After Joe Luter IV withdrew his Grange application in the fall, town leaders had an opportunity to engage with citizens and the developer and build a viable plan that wouldn’t overwhelm residential streets with vehicular traffic and that would complement Smithfield’s thriving tourism industry and vibrant downtown retail economy. They refused to do so. By a 3-2 vote, the Town Council set in motion a near doubling of the historic district’s population with a single development.

And so the growth machine churns on, dirt now moving on the massive and largely despised Mallory Pointe development in northern Smithfield, the Grange not far behind. 

We see at least see some encouraging signs from the Isle of Wight County Planning Commission, which for the first time has considered the possibility that a big housing project might not be a good idea.   

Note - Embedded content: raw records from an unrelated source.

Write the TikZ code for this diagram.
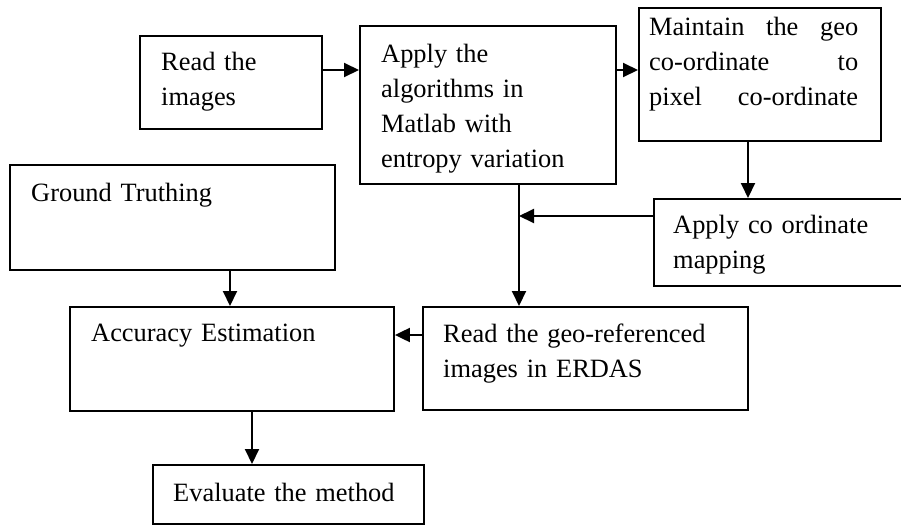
\documentclass[tikz,border=0pt]{standalone}
\usepackage{fontspec}
\setmainfont{Liberation Serif}
\usetikzlibrary{arrows.meta,calc}
\begin{document}
\begin{tikzpicture}[x=1pt,y=-1pt,
  box/.style={draw, line width=1.9pt, inner sep=0pt, anchor=north west},
  txt/.style={anchor=base west, inner sep=0pt, align=left, text width=#1,
              font=\fontsize{26.4}{35}\selectfont},
  txt/.default=300pt,
  arr/.style={line width=2pt, -{Triangle[length=15pt,width=14pt]}}]
\useasboundingbox (0,0) rectangle (901,525);

% boxes
\node[box, minimum width=182pt, minimum height=93pt]  (b1) at (139,35)  {};
\node[box, minimum width=256pt, minimum height=158pt] (b2) at (359,25)  {};
\node[box, minimum width=242pt, minimum height=133pt] (b3) at (638,7)   {};
\node[box, minimum width=255pt, minimum height=87pt]  (b4) at (653,198) {};
\node[box, minimum width=325pt, minimum height=103pt] (b5) at (422,306) {};
\node[box, minimum width=325pt, minimum height=105pt] (b6) at (9,164)   {};
\node[box, minimum width=324pt, minimum height=104pt] (b7) at (69,306)  {};
\node[box, minimum width=271pt, minimum height=59pt]  (b8) at (152,464) {};

% texts
\node[txt] (t1) at (161,70)  {Read the\\images};
\node[txt] (t2) at (381,62)  {Apply the\\algorithms in\\Matlab with\\entropy variation};
\node[txt=209pt] (t3) at (649,35) {Maintain\hfill the\hfill geo\\co-ordinate\hfill to\\pixel\hfill co-ordinate};
\node[txt] (t4) at (673,233) {Apply co ordinate\\mapping};
\node[txt] (t5) at (443,342) {Read the geo-referenced\\images in ERDAS};
\node[txt] (t6) at (31,201)  {Ground Truthing};
\node[txt] (t7) at (91,341)  {Accuracy Estimation};
\node[txt] (t8) at (173,501) {Evaluate the method};

% connectors
\coordinate (j) at (519,216);
\draw[arr] (b1.east |- 0,70) -- (b2.west |- 0,70);
\draw[arr] (b2.east |- 0,70) -- (b3.west |- 0,70);
\draw[arr] (b3.south -| 748,0) -- (b4.north -| 748,0);
\draw[arr] (b4.west |- j) -- (j);
\draw[arr] (b2.south -| j) -- (b5.north -| j);
\draw[arr] (b6.south -| 230,0) -- (b7.north -| 230,0);
\draw[arr] (b5.west |- 0,335) -- (b7.east |- 0,335);
\draw[arr] (b7.south -| 252,0) -- (b8.north -| 252,0);
\end{tikzpicture}
\end{document}
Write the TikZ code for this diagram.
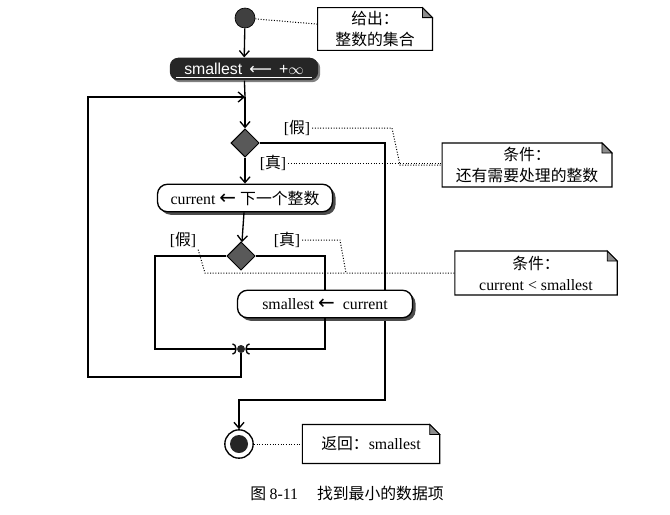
\documentclass[tikz,border=0pt]{standalone}
\usepackage{fontspec}
\setmainfont{Liberation Serif}
\newfontfamily\cjk{Noto Sans CJK SC}
\newfontfamily\sansfont{Liberation Sans}
\newfontfamily\arrowfont{DejaVu Sans}
\newcommand{\getsarrow}{{\arrowfont\fontsize{12}{12}\selectfont ←}}
\usetikzlibrary{shapes.geometric,arrows.meta,shadows,backgrounds}

\tikzset{
  line/.style={draw, line width=0.8pt},
  flow/.style={line, -{Straight Barb[length=3.5pt,width=6pt]}},
  joinflow/.style={line, -{Arc Barb[length=2.5pt,width=7pt]}},
  dots/.style={draw, densely dotted, line width=0.6pt},
  action/.style={draw, line width=0.8pt, rounded corners=6pt, fill=white,
    minimum width=105pt, minimum height=16.5pt, inner sep=1pt,
    drop shadow={shadow xshift=1.8pt, shadow yshift=-1.8pt, fill=black!70, opacity=1}},
  initbox/.style={rounded corners=5pt, fill=black!85, text=white,
    minimum width=89pt, minimum height=13.5pt, inner sep=1pt, font=\sansfont\fontsize{9.5}{11}\selectfont,
    drop shadow={shadow xshift=1.2pt, shadow yshift=-1.2pt, fill=black!50, opacity=1}},
  decision/.style={diamond, draw, line width=0.6pt, fill=black!65,
    minimum width=17pt, minimum height=17pt, inner sep=0pt},
  startdot/.style={circle, draw, fill=black!75, minimum size=12pt, inner sep=0pt},
  mergedot/.style={circle, fill=black!85, minimum size=4.8pt, inner sep=0pt},
  enddot/.style={circle, draw, line width=0.8pt, fill=white, minimum size=17pt, inner sep=0pt,
    path picture={\fill[black!85] (path picture bounding box.center) circle (5.4pt);}},
  note/.style={align=center, inner sep=2pt, font=\cjk\fontsize{9.5}{12.5}\selectfont},
  guard/.style={inner sep=1pt}
}

% note outline with folded corner
\newcommand{\notefold}[1]{%
  \draw[line width=0.7pt] (#1.north west) -- ([xshift=-6pt]#1.north east)
    -- ([yshift=-6pt]#1.north east) -- (#1.south east) -- (#1.south west) -- cycle;
  \filldraw[line width=0.5pt, fill=black!45] ([xshift=-6pt]#1.north east)
    -- ([xshift=-6pt,yshift=-6pt]#1.north east) -- ([yshift=-6pt]#1.north east) -- cycle;
}

\begin{document}
\begin{tikzpicture}[x=0.6pt, y=-0.6pt, font=\fontsize{9.5}{11.5}\selectfont]
  \useasboundingbox (0,0) rectangle (670,514);

  % activity nodes
  \node[startdot] (start) at (245,18) {};
  \node[initbox] (init) at (244,69) {smallest \,{\arrowfont ⟵}\, +$\infty$};
  \draw[white, line width=0.5pt] ([xshift=4pt,yshift=1.8pt]init.south west) -- ([xshift=-4pt,yshift=1.8pt]init.south east);
  \coordinate (join) at (245,97);
  \node[decision] (more) at (245,143) {};
  \node[action] (next) at (245,198) {current \getsarrow\ {\cjk 下一个整数}};
  \node[decision] (less) at (241,256) {};
  \node[action] (keep) at (325,304) {smallest \getsarrow\ \ current};
  \node[mergedot] (merge) at (241,349) {};
  \node[enddot] (stop) at (239,444) {};

  % guards
  \node[guard] (nomore) at (297,128) {[{\cjk 假}]};
  \node[guard] (yesmore) at (273,163) {[{\cjk 真}]};
  \node[guard] (noless) at (183,240) {[{\cjk 假}]};
  \node[guard] (yesless) at (287,240) {[{\cjk 真}]};

  % notes
  \node[note, minimum width=68.5pt, minimum height=23pt] (given) at (375,29) {给出：\\整数的集合};
  \node[note, minimum width=101.5pt, minimum height=26pt] (cond1) at (527,165) {条件：\\还有需要处理的整数};
  \node[note, minimum width=97pt, minimum height=26pt] (cond2) at (536,273) {条件：\\{\rmfamily current < smallest}};
  \node[note, minimum width=82pt, minimum height=23pt] (result) at (371,444) {返回：{\rmfamily smallest}};
  \notefold{given}
  \notefold{cond1}
  \notefold{cond2}
  \notefold{result}

  % control flow
  \coordinate (exitturn) at (385,400);
  \coordinate (lowleft) at (155,349);
  \coordinate (backturn) at (88,377);
  \begin{scope}[on background layer]
    \draw[flow] (more.east) -| (exitturn) -| (stop);
  \end{scope}
  \draw[flow] (start) -- (init);
  \draw[line] (init) -- (join);
  \draw[flow] (join) -- (more);
  \draw[flow] (more) -- (next);
  \draw[flow] (next) -- (less);
  \draw[line] (less.east) -| (keep.north);
  \draw[joinflow] (keep.south) |- (merge);
  \draw[joinflow] (less.west) -| (lowleft) -- (merge);
  \draw[flow] (merge) |- (backturn) |- (join);

  % note links
  \draw[dots] (start) -- (given);
  \draw[dots] (nomore.east) -- (392,128) -- (400,165) -- (cond1.west);
  \draw[dots] (yesmore.east) -- (yesmore.east -| cond1.west);
  \draw[dots] (yesless.east) -- (340,240) -- (346,273) -- (cond2.west);
  \draw[dots] (noless.south east) -- (205,273) -- (346,273);
  \draw[dots] (stop) -- (result);

  \node (caption) at (347,493) {\cjk 图 {\rmfamily 8-11}\hspace{1.2em}找到最小的数据项};
\end{tikzpicture}
\end{document}
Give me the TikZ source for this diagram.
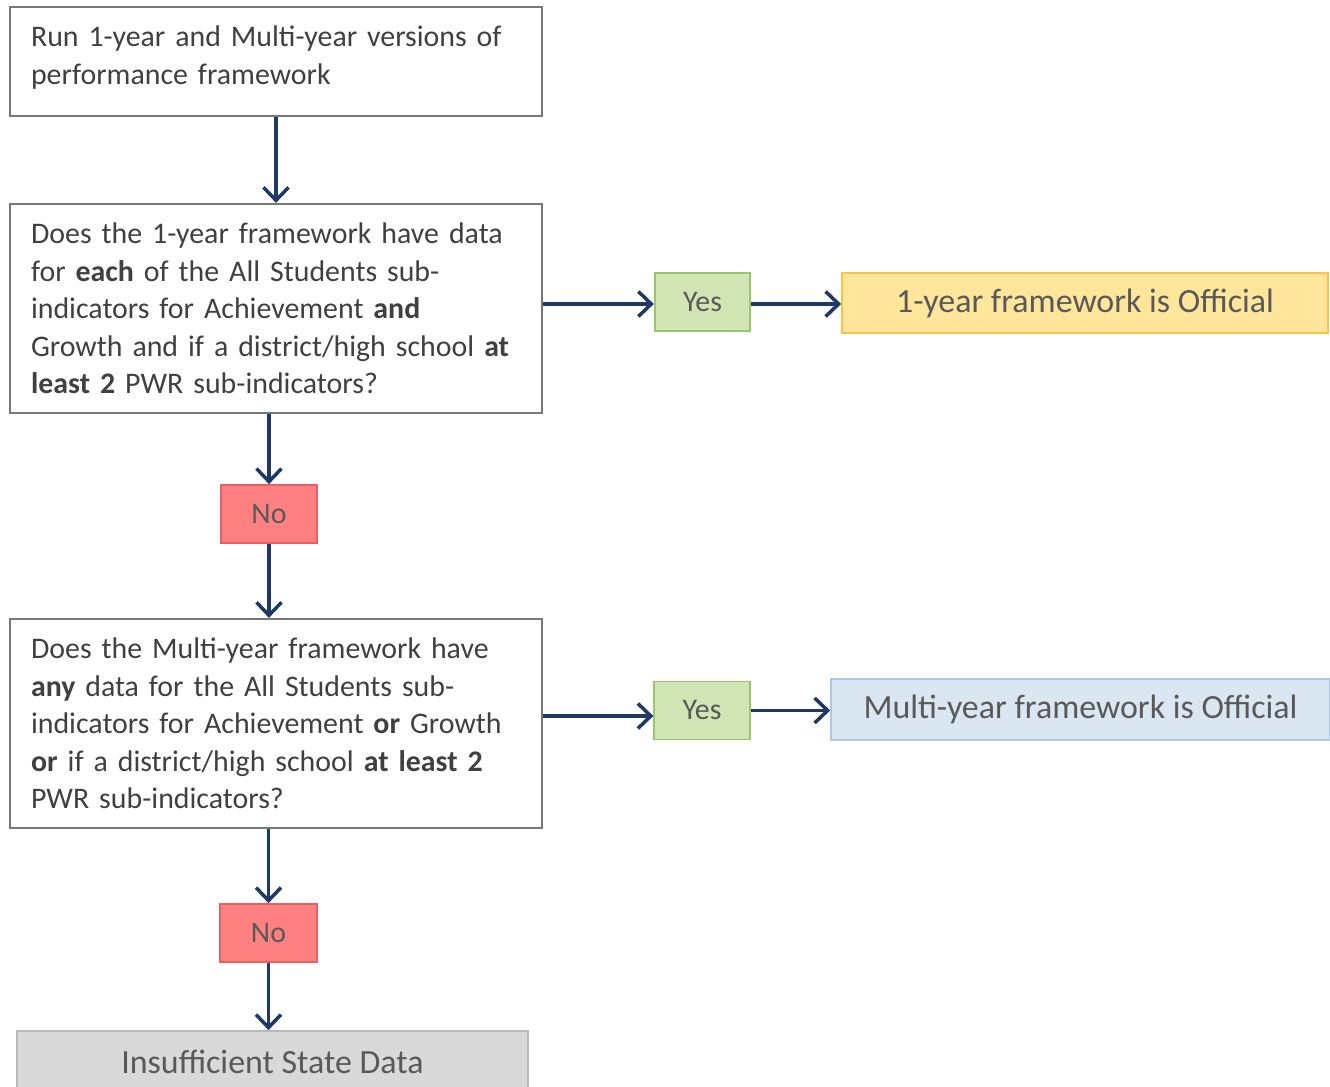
\documentclass[tikz,border=0pt]{standalone}
\usepackage{fontspec}
\setmainfont{Carlito}
\usetikzlibrary{arrows.meta}
\definecolor{navy}{RGB}{31,56,100}
\definecolor{txtgray}{RGB}{64,64,64}
\definecolor{lblgray}{RGB}{89,89,89}
\definecolor{boxline}{RGB}{120,120,120}
\definecolor{yesfill}{RGB}{209,230,180}
\definecolor{yesline}{RGB}{150,200,105}
\definecolor{nofill}{RGB}{255,128,128}
\definecolor{noline}{RGB}{235,95,95}
\definecolor{onefill}{RGB}{255,230,155}
\definecolor{oneline}{RGB}{250,195,70}
\definecolor{multifill}{RGB}{218,230,242}
\definecolor{multiline}{RGB}{175,200,230}
\definecolor{insfill}{RGB}{217,217,217}
\definecolor{insline}{RGB}{185,185,185}
\begin{document}
\begin{tikzpicture}[x=0.02cm,y=-0.02cm]
\tikzstyle{every node}=[font=\fontsize{17}{21.3}\selectfont,inner sep=0pt]
\tikzstyle{qbox}=[draw=boxline,line width=1.3pt,fill=white,text=txtgray,
                  minimum width=10.64cm,text width=9.8cm,align=left]
\tikzstyle{yesbox}=[draw=yesline,line width=1pt,fill=yesfill,text=lblgray,
                    minimum width=1.91cm,minimum height=1.16cm]
\tikzstyle{nobox}=[draw=noline,line width=1pt,fill=nofill,text=lblgray,
                   minimum width=1.93cm,minimum height=1.16cm]
\tikzstyle{endbox}=[line width=1pt,text=lblgray,font=\fontsize{19.3}{23}\selectfont]
\tikzstyle{arr}=[draw=navy,line width=2pt,-{Straight Barb[length=2.6mm,width=5mm]}]
\clip (0,0) rectangle (1330,1087);
\node[qbox,minimum height=2.18cm] (run) at (276,61.5)
  {Run 1-year and Multi-year versions of\\performance framework\par\vspace{0.16cm}};
\node[qbox,minimum height=4.18cm] (q1) at (276,308.5)
  {Does the 1-year framework have data\\
   for \textbf{each} of the All Students sub-\\
   indicators for Achievement \textbf{and}\\
   Growth and if a district/high school \textbf{at}\\
   \textbf{least 2} PWR sub-indicators?};
\node[yesbox] (yes1) at (702.5,302) {Yes};
\node[endbox,draw=oneline,fill=onefill,minimum width=9.72cm,minimum height=1.2cm]
  (off1) at (1085,303) {1-year framework is Official};
\node[nobox] (no1) at (269,514) {No};
\node[qbox,minimum height=4.18cm] (q2) at (276,723.5)
  {Does the Multi-year framework have\\
   \textbf{any} data for the All Students sub-\\
   indicators for Achievement \textbf{or} Growth\\
   \textbf{or} if a district/high school \textbf{at least 2}\\
   PWR sub-indicators?};
\node[yesbox] (yes2) at (702,710.5) {Yes};
\node[endbox,draw=multiline,fill=multifill,minimum width=9.98cm,minimum height=1.22cm]
  (off2) at (1080.5,709.5) {Multi-year framework is Official};
\node[nobox] (no2) at (268.5,933) {No};
\node[endbox,draw=insline,fill=insfill,minimum width=10.22cm,minimum height=1.24cm]
  (insuf) at (272.5,1062) {Insufficient State Data};
\draw[arr] (run.south) -- (q1.north);
\draw[arr] (q1.east |- 0,304) -- (yes1.west |- 0,304);
\draw[arr] (yes1.east |- 0,304) -- (off1.west |- 0,304);
\draw[arr] (no1.north |- q1.south) -- (no1.north);
\draw[arr] (no1.south) -- (no1.south |- q2.north);
\draw[arr] (q2.east |- 0,716) -- (yes2.west |- 0,716);
\draw[arr] (yes2.east) -- (off2.west |- yes2.east);
\draw[arr] (no2.north |- q2.south) -- (no2.north);
\draw[arr] (no2.south) -- (no2.south |- insuf.north);
\end{tikzpicture}
\end{document}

The Planning Commission last month again tabled a vote on the proposed Sweetgrass subdivision off Benns Grant Boulevard, with several members, but not a majority, expressing deep concerns about rapid growth with no master plan to cope with it. Smithfield Planning Commissioner Thomas Pope earlier this year expressed concern that the town was not considering the cumulative impact of housing developments proposed and already approved. Regrettably, he failed to push the point.

Town and county leadership should immediately enact a moratorium on residential development until it understands what its prior decisions, including the Grange, already have wrought.

School Board Vice Chairman Jason Maresh, at his board’s Nov. 8 meeting, called upon town and county officials to “start saying no” to developers “unless we know for a fact that we’re going to grow facilities.”